Agamemnon is the king of Mycenae when Helen, his brother Menelaus’s wife, is seduced by Paris, prince of Troy, who takes her home to his city. After years of ineffectual raids against the Trojans, Agamemnon gathers a large army to help Menelaus retrieve his bride. A flotilla of ships sails to Aulis, but the winds die and the army chafes under the enforced delay. A seer tells Agamemnon the expedition can proceed only if he will sacrifice his daughter, Iphigenia. By a trick he succeeds in getting his wife, Clytemnestra, to bring their child to him at Aulis. There he kills her. The wind springs up, and the army sails on to Troy and finally conquers it. Agamemnon returns to his kingdom to find his wife living with his cousin, Aegisthus. The guilty lovers murder Agamemnon in his bath. This is the subject of the first part of the trilogy.

Agamemnon and Clytemnestra had three other children, notably a son, Orestes, and a daughter, Electra. Orestes returns home from his travels to find his father dead and his mother ruling his kingdom with her paramour. With the help of Electra, Orestes murders his mother in revenge. This is the subject of the second part of the trilogy.

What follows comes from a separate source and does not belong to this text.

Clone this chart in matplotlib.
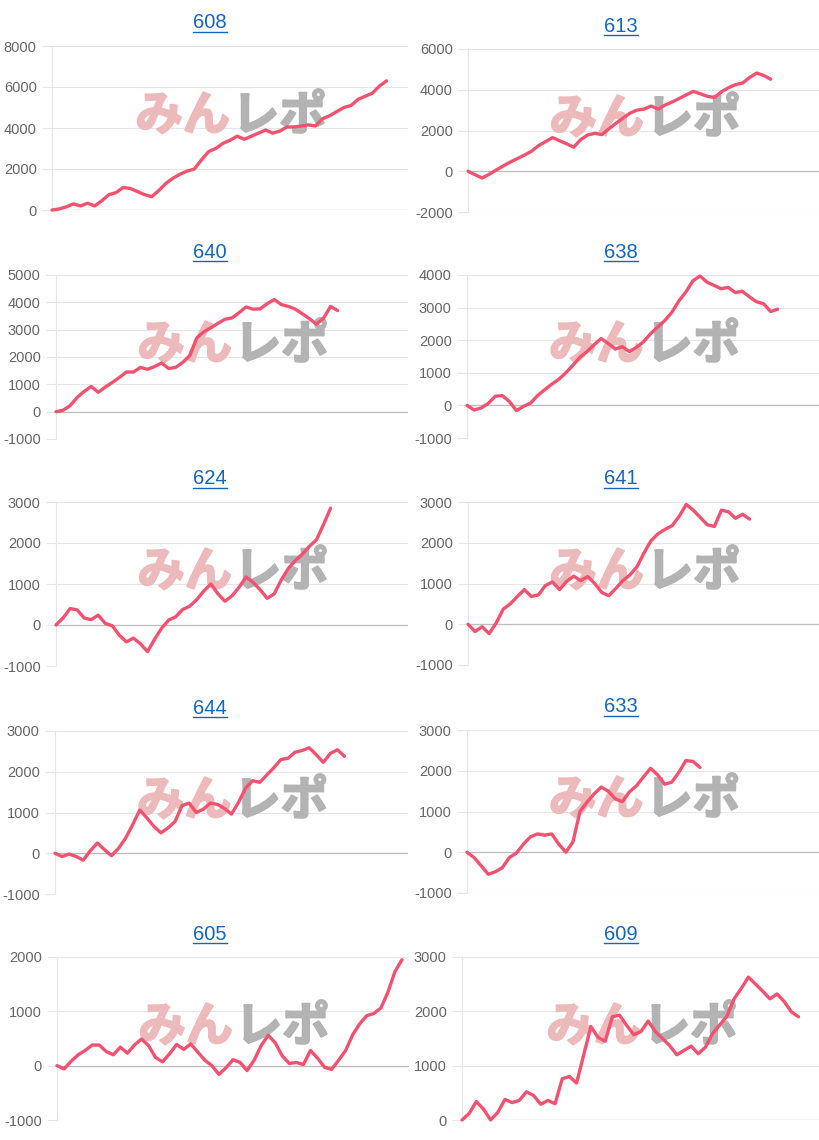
import numpy as np
import matplotlib.pyplot as plt
import matplotlib.patheffects as pe
from matplotlib.lines import Line2D
from matplotlib.ticker import FuncFormatter

plt.rcParams['font.family'] = ['Liberation Sans', 'Noto Sans CJK JP', 'DejaVu Sans']

# panel titles (machine numbers), left-to-right, top-to-bottom
machines = ['608', '613', '640', '638', '624', '641', '644', '633', '605', '609']

# cumulative diff per slot
diff_608 = [0, 50, 150, 300, 200, 330, 200, 450, 750, 850, 1100, 1050, 900, 750, 650,
            950, 1300, 1550, 1750, 1900, 2000, 2450, 2850, 3000, 3250, 3400, 3600, 3450,
            3600, 3750, 3900, 3750, 3850, 4050, 4050, 4100, 4150, 4100, 4450, 4600, 4800,
            5000, 5100, 5400, 5550, 5700, 6050, 6300]
diff_613 = [0, -170, -330, -150, 60, 260, 450, 620, 790, 980, 1250, 1450, 1650, 1500,
            1350, 1180, 1550, 1780, 1860, 1800, 2080, 2350, 2600, 2850, 3000, 3050, 3200,
            3050, 3250, 3400, 3570, 3750, 3920, 3800, 3680, 3620, 3900, 4100, 4250, 4330,
            4600, 4820, 4700, 4520]
diff_640 = [0, 50, 220, 520, 740, 920, 710, 900, 1070, 1250, 1450, 1450, 1620, 1550,
            1650, 1780, 1580, 1620, 1800, 2050, 2700, 2920, 3070, 3230, 3380, 3430, 3620,
            3830, 3750, 3760, 3950, 4100, 3920, 3850, 3750, 3580, 3400, 3200, 3420, 3850,
            3700]
diff_638 = [0, -140, -80, 60, 280, 300, 120, -160, -30, 70, 300, 480, 650, 800, 1000,
            1230, 1480, 1650, 1860, 2050, 1900, 1730, 1800, 1650, 1780, 1950, 2200, 2400,
            2600, 2850, 3200, 3480, 3820, 3970, 3780, 3680, 3580, 3620, 3460, 3500, 3330,
            3180, 3120, 2880, 2950]
diff_624 = [0, 170, 400, 370, 170, 130, 240, 40, -20, -250, -410, -320, -460, -650, -350,
            -80, 120, 200, 380, 460, 620, 830, 1000, 760, 580, 710, 920, 1170, 1040, 860,
            650, 760, 1100, 1380, 1570, 1730, 1920, 2080, 2450, 2850]
diff_641 = [0, -180, -60, -230, 30, 370, 500, 680, 850, 680, 720, 950, 1040, 850, 1050,
            1180, 1070, 1170, 1000, 780, 700, 880, 1070, 1210, 1410, 1750, 2050, 2220,
            2330, 2420, 2650, 2940, 2800, 2620, 2440, 2400, 2800, 2760, 2600, 2700, 2580]
diff_644 = [0, -80, -20, -80, -170, 60, 250, 90, -60, 120, 370, 700, 1060, 870, 660, 500,
            620, 780, 1170, 1230, 1000, 1080, 1230, 1200, 1100, 960, 1250, 1600, 1780,
            1740, 1920, 2100, 2300, 2330, 2480, 2520, 2590, 2420, 2230, 2450, 2540, 2380]
diff_633 = [0, -130, -330, -540, -480, -380, -130, -20, 200, 380, 450, 420, 450, 200, 0,
            250, 1000, 1230, 1430, 1600, 1500, 1310, 1240, 1480, 1630, 1850, 2060, 1900,
            1670, 1720, 1960, 2250, 2230, 2080]
diff_605 = [0, -60, 80, 200, 280, 380, 380, 260, 200, 340, 230, 380, 490, 370, 150, 70,
            220, 390, 300, 400, 250, 100, 0, -160, -40, 110, 60, -90, 100, 370, 560, 420,
            180, 40, 60, 20, 280, 140, -30, -70, 100, 280, 570, 770, 920, 960, 1060, 1350,
            1730, 1950]
diff_609 = [0, 120, 340, 200, 0, 140, 380, 320, 360, 520, 450, 290, 360, 300, 760, 800,
            680, 1200, 1720, 1520, 1450, 1900, 1930, 1740, 1570, 1630, 1820, 1630, 1500,
            1370, 1200, 1280, 1360, 1220, 1340, 1590, 1750, 1910, 2230, 2420, 2630, 2500,
            2370, 2230, 2320, 2180, 1990, 1900]

series = [diff_608, diff_613, diff_640, diff_638, diff_624,
          diff_641, diff_644, diff_633, diff_605, diff_609]

y_min = [0, -2000, -1000, -1000, -1000, -1000, -1000, -1000, -1000, 0]
y_max = [8000, 6000, 5000, 4000, 3000, 3000, 3000, 3000, 2000, 3000]
y_step = [2000, 2000, 1000, 1000, 1000, 1000, 1000, 1000, 1000, 1000]
n_slots = 50

# plot boxes in pixels: left, top, right, bottom
W, H = 820, 1140
boxes = [(52, 46, 408, 210), (468, 49, 820, 212),
         (56, 275, 408, 439), (467, 275, 820, 438),
         (56, 502, 408, 666), (468, 502, 820, 665),
         (55, 731, 408, 894), (467, 730, 820, 893),
         (57, 957, 409, 1120), (462, 957, 820, 1120)]
title_x = [210, 621]

line_color = '#f25270'
grid_color = '#e6e6e6'
pink = '#ecbaba'
grey = '#b3b3b3'

fig = plt.figure(figsize=(W / 100, H / 100), dpi=100)

titles = []
for i, (name, vals) in enumerate(zip(machines, series)):
    l, t, r, b = boxes[i]
    ax = fig.add_axes([l / W, 1 - b / H, (r - l) / W, (b - t) / H])
    ax.plot(range(len(vals)), vals, color=line_color, lw=2.4,
            solid_joinstyle='round', solid_capstyle='round', clip_on=False, zorder=3)
    ax.set_xlim(0, n_slots)
    ax.set_ylim(y_min[i], y_max[i])
    ax.set_yticks(np.arange(y_min[i], y_max[i] + 1, y_step[i]))
    ax.yaxis.set_major_formatter(FuncFormatter(lambda v, p: f'{int(v)}'))
    ax.set_xticks([])
    for s in ['top', 'right', 'bottom']:
        ax.spines[s].set_visible(False)
    ax.spines['left'].set_color(grid_color)
    ax.spines['left'].set_linewidth(0.8)
    ax.tick_params(axis='y', length=7, width=0.8, color=grid_color,
                   labelsize=10.5, labelcolor='#666666', pad=4)
    ax.grid(axis='y', color=grid_color, lw=0.8)
    ax.set_axisbelow(True)
    ax.axhline(0, color='#bdbdbd', lw=0.9, zorder=1)

    # watermark (under the line)
    cx, cy = (l + r) / 2, t + 70
    ax.text(cx / W, 1 - cy / H, 'みん', ha='right', va='center', fontsize=34,
            fontweight='bold', color=pink, transform=fig.transFigure,
            family=['Noto Sans CJK JP'], zorder=2,
            path_effects=[pe.withStroke(linewidth=1.5, foreground=pink)])
    ax.text(cx / W + 2 / W, 1 - cy / H, 'レポ', ha='left', va='center', fontsize=34,
            fontweight='bold', color=grey, transform=fig.transFigure,
            family=['Noto Sans CJK JP'], zorder=2,
            path_effects=[pe.withStroke(linewidth=1.5, foreground=grey)])

    tx = title_x[i % 2]
    titles.append(fig.text(tx / W, 1 - (t - 23) / H, name, ha='center', va='center',
                           fontsize=14.5, color='#1565c0'))

# underline the titles (they are links)
fig.canvas.draw()
renderer = fig.canvas.get_renderer()
for txt in titles:
    bb = txt.get_window_extent(renderer)
    y = bb.y0 + 1
    fig.add_artist(Line2D([bb.x0 / W, bb.x1 / W], [y / H, y / H],
                          color='#1565c0', lw=1.0, transform=fig.transFigure))

fig.savefig('out.png', dpi=100)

At the end of the second part (The Libation Bearers), Orestes flees the stage pursued by Furies who will avenge the death of his mother. Most of the action of the third play of the trilogy, Eumenides, consists of a trial on the hill called the Areopagus, in Athens. Orestes is charged by the Furies with murder most foul; he is defended by the god Apollo, on the grounds that the murder of a father is more serious than that of a mother. The jury of Athenian elders—the Chorus in the play—is evenly divided, and Athene appears in all her splendor and casts the deciding vote for acquittal. Feuds must end, she declares, and all must be forgiven. The Furies are changed from hideous hags to gentle, beneficent Eumenides who inhabit the world underground and are propitiated by a promise of respect and honor from the Athenians forever.